The classic spy thriller is dead and buried. Alive and well all through the Cold War, once the Berlin Wall fell, the shovels came out and the spy thriller was given an indecent burial. There are a couple of reasons for this to have happened. Spy thrillers were premised on an identifiable rival enemy with cities, armies, and heavy-handed autocratic governments, which violated all rules of fair play. Then the game changed. Change the game; you change the players, the field, the referees, and the way your score goals.
The current enemies are scattered, living in mountain caves or London, Berlin, Rome suburbs – not the place for spies to blend in and rout the forces of evil. A new class of spy thriller can indeed rise from the ashes. Though I would predict the weight and influence of the new class of spy thrillers will draw fewer readers. And that is a pity because the spy is an archtype hero from the days of Conrad and he brought us a foreign world. Travel, in the past, was a luxury few could afford. With globalization, cheap airfares, and general leveling of all cities to one faces global city, the new world is less exotic than Conrad’s world. And the crutch of high-tech overwhelms the morality and skill of the spy. The spy, in the new, flat world, is another computer technician. One with a gun.
It is good to start at the beginning and ask why anyone bothers to read a novel? I suspect the answer has stayed relative constant over time. Readers buy books as another way to understand their changing worry, to confront their fears and anxieties, and to explore interior emotional, moral and intellectual worlds not otherwise available except through a book.

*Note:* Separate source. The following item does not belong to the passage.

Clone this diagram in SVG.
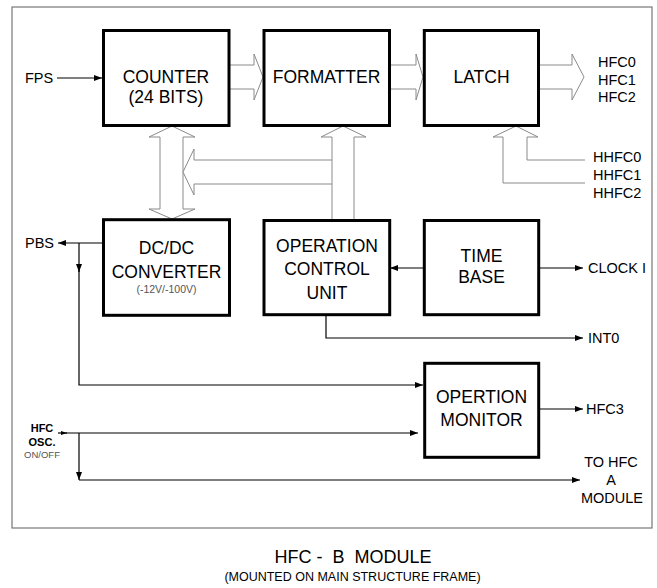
<svg xmlns="http://www.w3.org/2000/svg" width="657" height="588" viewBox="0 0 657 588">
<defs>
<style>
text{font-family:"Liberation Sans",Arial,sans-serif;fill:#000}
.big{font-size:17.5px;text-anchor:middle}
.lbl{font-size:14.5px}
.box{fill:#fff;stroke:#000;stroke-width:3}
.bus{fill:#fff;stroke:#8a8a8a;stroke-width:1}
.wire{fill:none;stroke:#000;stroke-width:1.2}
.frame{fill:#fff;stroke:#777;stroke-width:1.2}
</style>
<marker id="ah" viewBox="0 0 8 6" markerWidth="8" markerHeight="6" refX="8" refY="3" orient="auto" markerUnits="userSpaceOnUse"><path d="M0,0 L8,3 L0,6 z" fill="#000"/></marker>
<marker id="ahs" viewBox="0 0 6 4" markerWidth="6" markerHeight="4" refX="6" refY="2" orient="auto" markerUnits="userSpaceOnUse"><path d="M0,0 L6,2 L0,4 z" fill="#000"/></marker>
</defs>
<rect class="frame" x="12" y="7" width="640" height="521"/>

<g id="buses">
<polygon class="bus" points="229,65 254,65 254,54 263,77 254,100 254,89 229,89"/>
<polygon class="bus" points="390,65 416,65 416,54 423,77 416,100 416,89 390,89"/>
<polygon class="bus" points="539,65 572,65 572,54 584,77 572,100 572,89 539,89"/>
<polygon class="bus" points="172,126 195,137 183,137 183,209 195,209 172,219 149,209 160,209 160,137 149,137"/>
<polyline class="bus" points="332,160 194,160 194,149 183,172 194,195 194,184 332,184"/>
<polygon class="bus" points="343,126 366,137 354,137 354,220 332,220 332,137 321,137"/>
<polyline class="bus" points="585,183 503,183 503,137 493,137 516,126 538,137 527,137 527,160 585,160"/>
</g>

<g id="connectors">
<path class="wire" d="M57,78 H102" marker-end="url(#ah)"/>
<path class="wire" d="M103,243 H58" marker-end="url(#ah)"/>
<path class="wire" d="M79,243 V272" marker-end="url(#ah)"/>
<path class="wire" d="M79,270 V385 H423" marker-end="url(#ah)"/>
<path class="wire" d="M423,268 H390" marker-end="url(#ah)"/>
<path class="wire" d="M539,268 H583" marker-end="url(#ah)"/>
<path class="wire" d="M326,316 V338 H583" marker-end="url(#ah)"/>
<path class="wire" d="M539,409 H583" marker-end="url(#ah)"/>
<path class="wire" d="M58,433 H67" marker-end="url(#ahs)"/>
<path class="wire" d="M66,433 H418" marker-end="url(#ah)"/>
<path class="wire" d="M79,433 V480" marker-end="url(#ah)"/>
<path class="wire" d="M79,480 H580" marker-end="url(#ah)"/>
</g>

<g id="counter">
<rect class="box" x="103.5" y="30.5" width="125.5" height="95"/>
<text class="big" x="166" y="83.3">COUNTER</text>
<text class="big" x="166" y="103">(24 BITS)</text>
</g>
<g id="formatter">
<rect class="box" x="264" y="30.5" width="125.5" height="95"/>
<text class="big" x="326.5" y="83.3">FORMATTER</text>
</g>
<g id="latch">
<rect class="box" x="424.3" y="30.5" width="114.2" height="95"/>
<text class="big" x="481.5" y="83.3">LATCH</text>
</g>
<g id="dcdc">
<rect class="box" x="103.5" y="219.7" width="126" height="95.6"/>
<text class="big" x="166.5" y="254">DC/DC</text>
<text class="big" x="166.5" y="277.5">CONVERTER</text>
<text x="166.5" y="293" style="font-size:10.5px;text-anchor:middle;fill:#555">(-12V/-100V)</text>
</g>
<g id="ocu">
<rect class="box" x="264" y="220.5" width="125.7" height="94.2"/>
<text class="big" x="327" y="251.5">OPERATION</text>
<text class="big" x="327" y="275">CONTROL</text>
<text class="big" x="327" y="298.5">UNIT</text>
</g>
<g id="timebase">
<rect class="box" x="424.3" y="220.5" width="114.4" height="94.2"/>
<text class="big" x="481.5" y="261.5">TIME</text>
<text class="big" x="481.5" y="283">BASE</text>
</g>
<g id="monitor">
<rect class="box" x="424.7" y="363.3" width="114" height="94"/>
<text class="big" x="481.5" y="403">OPERTION</text>
<text class="big" x="481.5" y="426">MONITOR</text>
</g>

<g id="labels">
<text class="lbl" x="25" y="82.5">FPS</text>
<text class="lbl" x="598" y="67">HFC0</text>
<text class="lbl" x="598" y="84.5">HFC1</text>
<text class="lbl" x="598" y="102">HFC2</text>
<text class="lbl" x="593" y="162">HHFC0</text>
<text class="lbl" x="593" y="180">HHFC1</text>
<text class="lbl" x="593" y="198">HHFC2</text>
<text class="lbl" x="25" y="248">PBS</text>
<text class="lbl" x="588" y="273">CLOCK I</text>
<text class="lbl" x="588" y="343">INT0</text>
<text class="lbl" x="586" y="414">HFC3</text>
<text x="42" y="432" style="font-size:11px;font-weight:bold;text-anchor:middle">HFC</text>
<text x="42" y="445.5" style="font-size:11px;font-weight:bold;text-anchor:middle">OSC.</text>
<text x="42" y="458" style="font-size:9.5px;text-anchor:middle;fill:#555">ON/OFF</text>
<text class="lbl" x="611" y="467" text-anchor="middle">TO HFC</text>
<text class="lbl" x="611" y="485" text-anchor="middle">A</text>
<text class="lbl" x="612" y="503" text-anchor="middle">MODULE</text>
<text x="353" y="563" style="font-size:18px;text-anchor:middle;white-space:pre">HFC -  B  MODULE</text>
<text x="352.5" y="581" style="font-size:12.5px;text-anchor:middle">(MOUNTED ON MAIN STRUCTURE FRAME)</text>
</g>
</svg>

Raymond Chandler’s private eye novels were published during this period of spy thriller dominance. There were other writers such as Jim Thompson as well. In the post-spy thriller world the literature is both more insular and international. Spy novels always had a “foreign otherness” as the enemy whether the setting was in foreign culture or not. Looking at the best sellers most of the “foreign otherness” has been eliminated from novels that hit the bestseller list. John Grisham, Michael Connelly, Jim Patterson, etc.
Literature has always been about bringing truth to the surface; making truth unavoidable even when the truths are uncomfortable, politically incorrect or violates conventional wisdom. In John Le Carré’s The Spy Who Came in From the Cold we witness the moral ambiguity of those engaged into the hand-to-hand ideological combat. In Graham Greene’s The Quiet American, we find the clash between youth idealism and the pragmatic realism of experience.
The battleground has shifted from spies and the world of espionage to crime and the world of people caught in the vice of crime and those responsible for rescuing crime victims. The guiding force is still a search for truth. There is an added element with globalization: readers become enthralled with how other cultures deal with crime, and how crime is woven into the social, economic and political web of foreign locations. Writers such as Fred Vargas, Arnaldur Indridason, Qiu Xiaolong, Henning Mankell, Donna Leon, and Hakan Nesser are reinventing crime literature by drawing readers into worlds different from their own, worlds where police, criminals, and citizens have attitudes, expectations and obstacles that are fresh, unusual and revealing. Rather than spies, the new world of literature is riding on the shoulders of those who explore the underbelly of the criminal world: at home and abroad.